**Stated problem**
Pictures aside, quote the whole listing exactly.
********************
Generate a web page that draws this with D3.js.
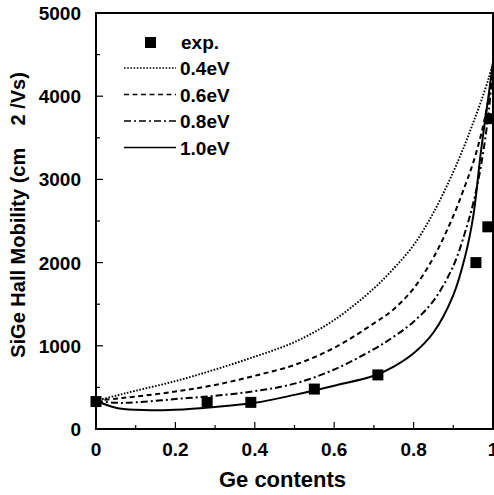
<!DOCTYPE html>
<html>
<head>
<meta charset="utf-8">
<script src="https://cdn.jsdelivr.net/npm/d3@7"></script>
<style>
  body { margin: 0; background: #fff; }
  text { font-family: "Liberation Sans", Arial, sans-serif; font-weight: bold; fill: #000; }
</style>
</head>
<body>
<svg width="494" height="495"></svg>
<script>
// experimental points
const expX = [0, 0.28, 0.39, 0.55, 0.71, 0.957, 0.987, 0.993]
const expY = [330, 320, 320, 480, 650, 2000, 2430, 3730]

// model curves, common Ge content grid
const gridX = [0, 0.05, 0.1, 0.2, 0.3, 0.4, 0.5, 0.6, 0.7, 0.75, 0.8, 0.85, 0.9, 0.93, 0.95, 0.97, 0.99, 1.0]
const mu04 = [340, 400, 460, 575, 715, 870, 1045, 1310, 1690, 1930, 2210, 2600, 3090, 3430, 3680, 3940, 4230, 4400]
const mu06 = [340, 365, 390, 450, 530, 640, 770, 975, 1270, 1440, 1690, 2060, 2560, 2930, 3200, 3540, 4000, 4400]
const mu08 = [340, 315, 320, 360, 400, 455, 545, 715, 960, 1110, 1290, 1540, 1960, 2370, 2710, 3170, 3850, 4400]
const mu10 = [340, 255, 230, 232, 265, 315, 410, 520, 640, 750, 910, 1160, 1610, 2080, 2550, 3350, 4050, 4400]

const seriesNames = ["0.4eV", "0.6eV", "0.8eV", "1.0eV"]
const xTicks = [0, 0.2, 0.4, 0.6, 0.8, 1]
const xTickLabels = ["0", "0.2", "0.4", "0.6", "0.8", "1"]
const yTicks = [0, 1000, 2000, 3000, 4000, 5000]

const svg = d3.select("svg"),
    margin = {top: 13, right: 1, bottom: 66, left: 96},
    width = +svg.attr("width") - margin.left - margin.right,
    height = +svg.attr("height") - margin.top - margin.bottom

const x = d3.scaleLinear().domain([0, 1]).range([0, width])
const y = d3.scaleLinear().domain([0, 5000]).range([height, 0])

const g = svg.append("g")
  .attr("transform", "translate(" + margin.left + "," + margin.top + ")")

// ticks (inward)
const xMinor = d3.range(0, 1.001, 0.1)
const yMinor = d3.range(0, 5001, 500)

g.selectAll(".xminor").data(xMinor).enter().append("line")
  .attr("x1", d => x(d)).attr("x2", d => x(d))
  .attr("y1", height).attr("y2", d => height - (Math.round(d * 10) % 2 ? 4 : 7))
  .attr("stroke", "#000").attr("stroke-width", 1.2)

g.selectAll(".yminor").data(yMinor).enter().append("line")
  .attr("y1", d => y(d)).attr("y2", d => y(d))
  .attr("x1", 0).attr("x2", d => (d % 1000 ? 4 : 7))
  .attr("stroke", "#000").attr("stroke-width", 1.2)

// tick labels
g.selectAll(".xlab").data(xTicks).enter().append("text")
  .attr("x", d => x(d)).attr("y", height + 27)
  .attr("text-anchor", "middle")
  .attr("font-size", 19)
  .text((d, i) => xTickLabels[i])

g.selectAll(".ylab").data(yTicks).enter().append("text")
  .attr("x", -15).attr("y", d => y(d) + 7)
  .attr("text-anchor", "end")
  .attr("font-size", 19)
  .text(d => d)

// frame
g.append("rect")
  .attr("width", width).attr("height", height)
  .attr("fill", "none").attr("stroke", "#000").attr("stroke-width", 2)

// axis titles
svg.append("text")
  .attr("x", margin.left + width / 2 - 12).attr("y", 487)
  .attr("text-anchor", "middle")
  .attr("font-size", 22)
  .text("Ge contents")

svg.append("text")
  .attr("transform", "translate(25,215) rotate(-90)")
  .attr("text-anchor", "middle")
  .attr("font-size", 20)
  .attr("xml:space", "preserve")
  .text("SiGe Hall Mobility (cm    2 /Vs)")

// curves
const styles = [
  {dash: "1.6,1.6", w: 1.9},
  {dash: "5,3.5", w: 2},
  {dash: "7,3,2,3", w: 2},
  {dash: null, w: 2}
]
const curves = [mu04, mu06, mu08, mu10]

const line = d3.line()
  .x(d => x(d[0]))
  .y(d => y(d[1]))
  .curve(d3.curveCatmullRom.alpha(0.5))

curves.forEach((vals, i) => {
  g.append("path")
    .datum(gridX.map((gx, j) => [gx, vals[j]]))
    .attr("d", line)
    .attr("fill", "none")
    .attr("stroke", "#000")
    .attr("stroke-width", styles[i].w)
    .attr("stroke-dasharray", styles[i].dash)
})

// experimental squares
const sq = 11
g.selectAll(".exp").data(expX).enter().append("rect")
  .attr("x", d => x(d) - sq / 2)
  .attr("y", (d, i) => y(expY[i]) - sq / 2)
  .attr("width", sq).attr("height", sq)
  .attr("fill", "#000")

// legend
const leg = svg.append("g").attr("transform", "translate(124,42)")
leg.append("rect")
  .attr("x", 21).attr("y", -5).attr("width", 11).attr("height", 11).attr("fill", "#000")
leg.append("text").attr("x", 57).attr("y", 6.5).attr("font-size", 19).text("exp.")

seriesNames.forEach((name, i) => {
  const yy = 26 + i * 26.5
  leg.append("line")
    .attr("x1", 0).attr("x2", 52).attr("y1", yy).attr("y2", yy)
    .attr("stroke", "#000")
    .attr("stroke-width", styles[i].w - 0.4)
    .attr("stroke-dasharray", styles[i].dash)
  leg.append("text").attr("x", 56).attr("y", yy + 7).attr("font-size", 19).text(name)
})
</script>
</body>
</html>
********************
**Written answer**
Generate a web page that draws this with D3.js.
<!DOCTYPE html>
<html>
<head>
<meta charset="utf-8">
<script src="https://cdn.jsdelivr.net/npm/d3@7"></script>
<style>
  body { margin: 0; background: #fff; }
  text { font-family: "Liberation Sans", Arial, sans-serif; font-weight: bold; fill: #000; }
</style>
</head>
<body>
<svg width="494" height="495"></svg>
<script>
// experimental points
const expX = [0, 0.28, 0.39, 0.55, 0.71, 0.957, 0.987, 0.993]
const expY = [330, 320, 320, 480, 650, 2000, 2430, 3730]

// model curves, common Ge content grid
const gridX = [0, 0.05, 0.1, 0.2, 0.3, 0.4, 0.5, 0.6, 0.7, 0.75, 0.8, 0.85, 0.9, 0.93, 0.95, 0.97, 0.99, 1.0]
const mu04 = [340, 400, 460, 575, 715, 870, 1045, 1310, 1690, 1930, 2210, 2600, 3090, 3430, 3680, 3940, 4230, 4400]
const mu06 = [340, 365, 390, 450, 530, 640, 770, 975, 1270, 1440, 1690, 2060, 2560, 2930, 3200, 3540, 4000, 4400]
const mu08 = [340, 315, 320, 360, 400, 455, 545, 715, 960, 1110, 1290, 1540, 1960, 2370, 2710, 3170, 3850, 4400]
const mu10 = [340, 255, 230, 232, 265, 315, 410, 520, 640, 750, 910, 1160, 1610, 2080, 2550, 3350, 4050, 4400]

const seriesNames = ["0.4eV", "0.6eV", "0.8eV", "1.0eV"]
const xTicks = [0, 0.2, 0.4, 0.6, 0.8, 1]
const xTickLabels = ["0", "0.2", "0.4", "0.6", "0.8", "1"]
const yTicks = [0, 1000, 2000, 3000, 4000, 5000]

const svg = d3.select("svg"),
    margin = {top: 13, right: 1, bottom: 66, left: 96},
    width = +svg.attr("width") - margin.left - margin.right,
    height = +svg.attr("height") - margin.top - margin.bottom

const x = d3.scaleLinear().domain([0, 1]).range([0, width])
const y = d3.scaleLinear().domain([0, 5000]).range([height, 0])

const g = svg.append("g")
  .attr("transform", "translate(" + margin.left + "," + margin.top + ")")

// ticks (inward)
const xMinor = d3.range(0, 1.001, 0.1)
const yMinor = d3.range(0, 5001, 500)

g.selectAll(".xminor").data(xMinor).enter().append("line")
  .attr("x1", d => x(d)).attr("x2", d => x(d))
  .attr("y1", height).attr("y2", d => height - (Math.round(d * 10) % 2 ? 4 : 7))
  .attr("stroke", "#000").attr("stroke-width", 1.2)

g.selectAll(".yminor").data(yMinor).enter().append("line")
  .attr("y1", d => y(d)).attr("y2", d => y(d))
  .attr("x1", 0).attr("x2", d => (d % 1000 ? 4 : 7))
  .attr("stroke", "#000").attr("stroke-width", 1.2)

// tick labels
g.selectAll(".xlab").data(xTicks).enter().append("text")
  .attr("x", d => x(d)).attr("y", height + 27)
  .attr("text-anchor", "middle")
  .attr("font-size", 19)
  .text((d, i) => xTickLabels[i])

g.selectAll(".ylab").data(yTicks).enter().append("text")
  .attr("x", -15).attr("y", d => y(d) + 7)
  .attr("text-anchor", "end")
  .attr("font-size", 19)
  .text(d => d)

// frame
g.append("rect")
  .attr("width", width).attr("height", height)
  .attr("fill", "none").attr("stroke", "#000").attr("stroke-width", 2)

// axis titles
svg.append("text")
  .attr("x", margin.left + width / 2 - 12).attr("y", 487)
  .attr("text-anchor", "middle")
  .attr("font-size", 22)
  .text("Ge contents")

svg.append("text")
  .attr("transform", "translate(25,215) rotate(-90)")
  .attr("text-anchor", "middle")
  .attr("font-size", 20)
  .attr("xml:space", "preserve")
  .text("SiGe Hall Mobility (cm    2 /Vs)")

// curves
const styles = [
  {dash: "1.6,1.6", w: 1.9},
  {dash: "5,3.5", w: 2},
  {dash: "7,3,2,3", w: 2},
  {dash: null, w: 2}
]
const curves = [mu04, mu06, mu08, mu10]

const line = d3.line()
  .x(d => x(d[0]))
  .y(d => y(d[1]))
  .curve(d3.curveCatmullRom.alpha(0.5))

curves.forEach((vals, i) => {
  g.append("path")
    .datum(gridX.map((gx, j) => [gx, vals[j]]))
    .attr("d", line)
    .attr("fill", "none")
    .attr("stroke", "#000")
    .attr("stroke-width", styles[i].w)
    .attr("stroke-dasharray", styles[i].dash)
})

// experimental squares
const sq = 11
g.selectAll(".exp").data(expX).enter().append("rect")
  .attr("x", d => x(d) - sq / 2)
  .attr("y", (d, i) => y(expY[i]) - sq / 2)
  .attr("width", sq).attr("height", sq)
  .attr("fill", "#000")

// legend
const leg = svg.append("g").attr("transform", "translate(124,42)")
leg.append("rect")
  .attr("x", 21).attr("y", -5).attr("width", 11).attr("height", 11).attr("fill", "#000")
leg.append("text").attr("x", 57).attr("y", 6.5).attr("font-size", 19).text("exp.")

seriesNames.forEach((name, i) => {
  const yy = 26 + i * 26.5
  leg.append("line")
    .attr("x1", 0).attr("x2", 52).attr("y1", yy).attr("y2", yy)
    .attr("stroke", "#000")
    .attr("stroke-width", styles[i].w - 0.4)
    .attr("stroke-dasharray", styles[i].dash)
  leg.append("text").attr("x", 56).attr("y", yy + 7).attr("font-size", 19).text(name)
})
</script>
</body>
</html>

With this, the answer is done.